* [Exercise goal] Leave out every picture, then transcribe the rest of the listing exactly.

##########

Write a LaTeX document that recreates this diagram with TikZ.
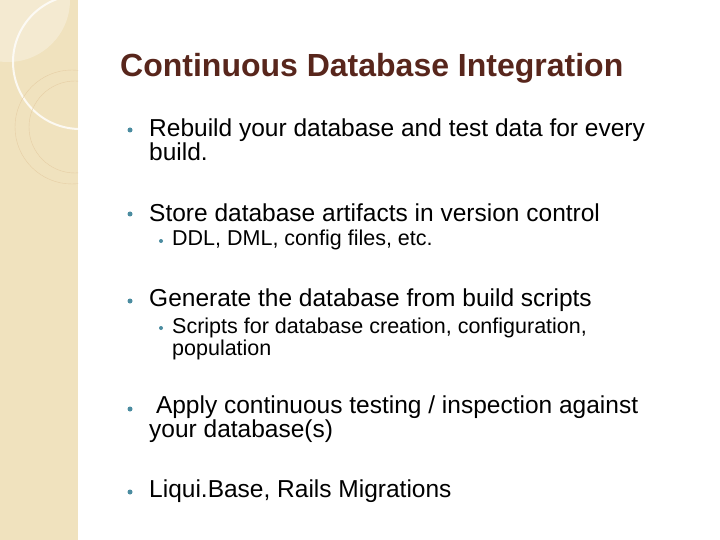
\documentclass[tikz,border=0pt]{standalone}
\usepackage{fontspec}
\setmainfont{Liberation Sans}
\definecolor{strip}{RGB}{240,226,190}
\definecolor{title}{RGB}{88,38,28}
\definecolor{bul}{RGB}{75,140,160}
\begin{document}
\begin{tikzpicture}[x=1pt,y=-1pt,
  txt/.style={anchor=west,inner sep=0pt,align=left,font=\fontsize{24.5}{22}\selectfont},
  sub/.style={anchor=west,inner sep=0pt,align=left,font=\fontsize{21.5}{21.5}\selectfont},
  dot/.style={circle,fill=bul,inner sep=0pt,minimum size=5pt}]
\useasboundingbox (0,0) rectangle (720,540);
\fill[white] (0,0) rectangle (720,540);
\begin{scope}
\clip (0,0) rectangle (78,540);
\fill[strip] (0,0) rectangle (78,540);
\fill[white,opacity=0.3] (8,0) circle (62);
\draw[white,opacity=0.8,line width=2pt] (80,62) circle (67);
\draw[strip!80!brown,line width=0.4pt] (72,127) circle (57);
\draw[strip!80!brown,line width=0.4pt] (75,127) circle (46);
\end{scope}
\node[anchor=west,inner sep=0pt,font=\fontsize{32}{32}\selectfont\bfseries,text=title] (t) at (120,68) {Continuous Database Integration};
\node[dot] (b1) at (130,130) {};
\node[txt,anchor=north west] (l1) at (149,119) {Rebuild your database and test data for every\\build.};
\node[dot] (b2) at (130,214) {};
\node[txt] (l2) at (149,213) {Store database artifacts in version control};
\node[dot,minimum size=4pt] (s2) at (161,241) {};
\node[sub] (m2) at (172,240) {DDL, DML, config files, etc.};
\node[dot] (b3) at (130,301) {};
\node[txt] (l3) at (149,300) {Generate the database from build scripts};
\node[dot,minimum size=4pt] (s3) at (161,328) {};
\node[sub,anchor=north west] (m3) at (172,318) {Scripts for database creation, configuration,\\population};
\node[dot] (b4) at (130,409) {};
\node[txt,anchor=north west] (l4) at (149,396) {\ Apply continuous testing / inspection against\\your database(s)};
\node[dot] (b5) at (130,492) {};
\node[txt] (l5) at (149,491) {Liqui.Base, Rails Migrations};
\end{tikzpicture}
\end{document}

##########

* [Answer for the task]
Write a LaTeX document that recreates this diagram with TikZ.
\documentclass[tikz,border=0pt]{standalone}
\usepackage{fontspec}
\setmainfont{Liberation Sans}
\definecolor{strip}{RGB}{240,226,190}
\definecolor{title}{RGB}{88,38,28}
\definecolor{bul}{RGB}{75,140,160}
\begin{document}
\begin{tikzpicture}[x=1pt,y=-1pt,
  txt/.style={anchor=west,inner sep=0pt,align=left,font=\fontsize{24.5}{22}\selectfont},
  sub/.style={anchor=west,inner sep=0pt,align=left,font=\fontsize{21.5}{21.5}\selectfont},
  dot/.style={circle,fill=bul,inner sep=0pt,minimum size=5pt}]
\useasboundingbox (0,0) rectangle (720,540);
\fill[white] (0,0) rectangle (720,540);
\begin{scope}
\clip (0,0) rectangle (78,540);
\fill[strip] (0,0) rectangle (78,540);
\fill[white,opacity=0.3] (8,0) circle (62);
\draw[white,opacity=0.8,line width=2pt] (80,62) circle (67);
\draw[strip!80!brown,line width=0.4pt] (72,127) circle (57);
\draw[strip!80!brown,line width=0.4pt] (75,127) circle (46);
\end{scope}
\node[anchor=west,inner sep=0pt,font=\fontsize{32}{32}\selectfont\bfseries,text=title] (t) at (120,68) {Continuous Database Integration};
\node[dot] (b1) at (130,130) {};
\node[txt,anchor=north west] (l1) at (149,119) {Rebuild your database and test data for every\\build.};
\node[dot] (b2) at (130,214) {};
\node[txt] (l2) at (149,213) {Store database artifacts in version control};
\node[dot,minimum size=4pt] (s2) at (161,241) {};
\node[sub] (m2) at (172,240) {DDL, DML, config files, etc.};
\node[dot] (b3) at (130,301) {};
\node[txt] (l3) at (149,300) {Generate the database from build scripts};
\node[dot,minimum size=4pt] (s3) at (161,328) {};
\node[sub,anchor=north west] (m3) at (172,318) {Scripts for database creation, configuration,\\population};
\node[dot] (b4) at (130,409) {};
\node[txt,anchor=north west] (l4) at (149,396) {\ Apply continuous testing / inspection against\\your database(s)};
\node[dot] (b5) at (130,492) {};
\node[txt] (l5) at (149,491) {Liqui.Base, Rails Migrations};
\end{tikzpicture}
\end{document}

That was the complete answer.